While not addressed in the ruling, such a gift wouldn’t qualify for the gift tax charitable deduction. (This is probably why the transfer to the museum was contingent on obtaining an IRS ruling that it wouldn’t be a completed gift.) Under IRC
Section 2522(c)(2), if property is transferred in part to charity and in part to another person or retained by the donor, no gift tax charitable deduction is allowed unless the transfer is in the form of a charitable remainder trust (CRT) or a charitable lead trust (CLT). Since this transfer wasn’t in the form of a CLT or CRT, the interest given to the museum (charity) wouldn’t qualify for the gift tax charitable deduction and would be a taxable gift.  

The legal result should be the same if, instead of transferring title to artwork and retaining a life estate, a donor retains title and makes a binding commitment to give/leave the art to the museum in the future. In contrast, if a donor makes a binding pledge to donate a dollar amount to charity (rather than a specific asset), a taxable gift may not be triggered because the donor didn’t transfer an interest in any identifiable property and only promised to give a dollar value. In that case, the donor could spend all of his money before death, in which case the charity gets nothing. On the other hand, if a donor contributes money to a trust that will pay the donor the income for life and the remainder to charity, that would be a completed gift without a deduction because the money has been legally set aside and not subject to transfer or consumption by the donor.  

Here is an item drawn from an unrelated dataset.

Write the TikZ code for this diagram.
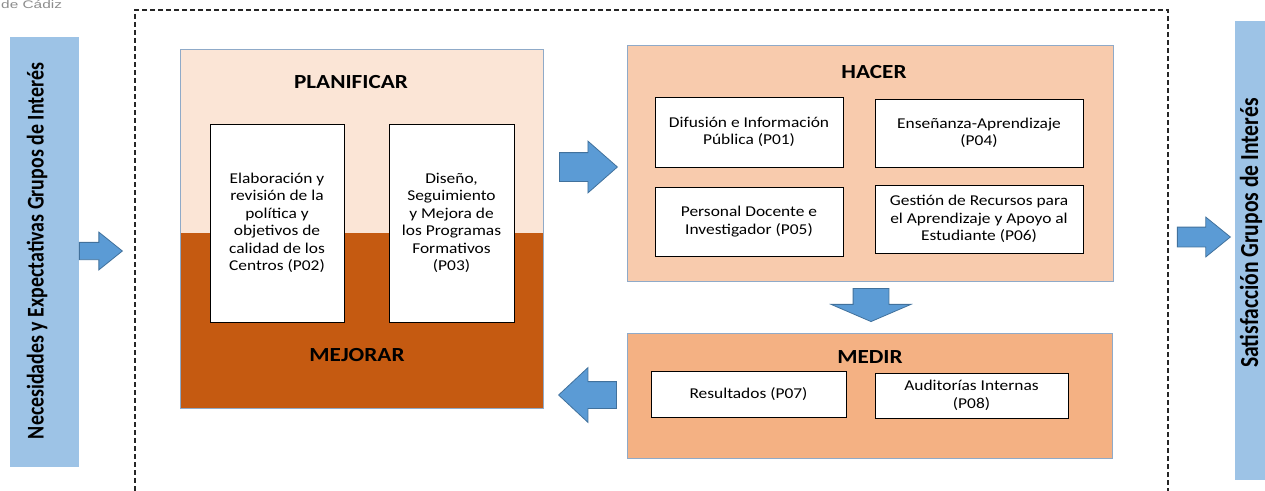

Finally, IRC Section 170(a)(3) would treat the art remainder donation as a current donation of a future interest, and for income tax deduction purposes, the donation isn’t made until the donor’s retained interest ends. That is, the deduction is obtained when full title to the art passes to the charity. (See Example (2) of Treas. Regs. Section 1.170A-5(b)). 

This ruling may be problematic for charities such as art museums that wish to obtain binding commitments from donors to leave certain, identified assets to the charity at death; such a commitment could trigger gift tax (or use gift tax exemption).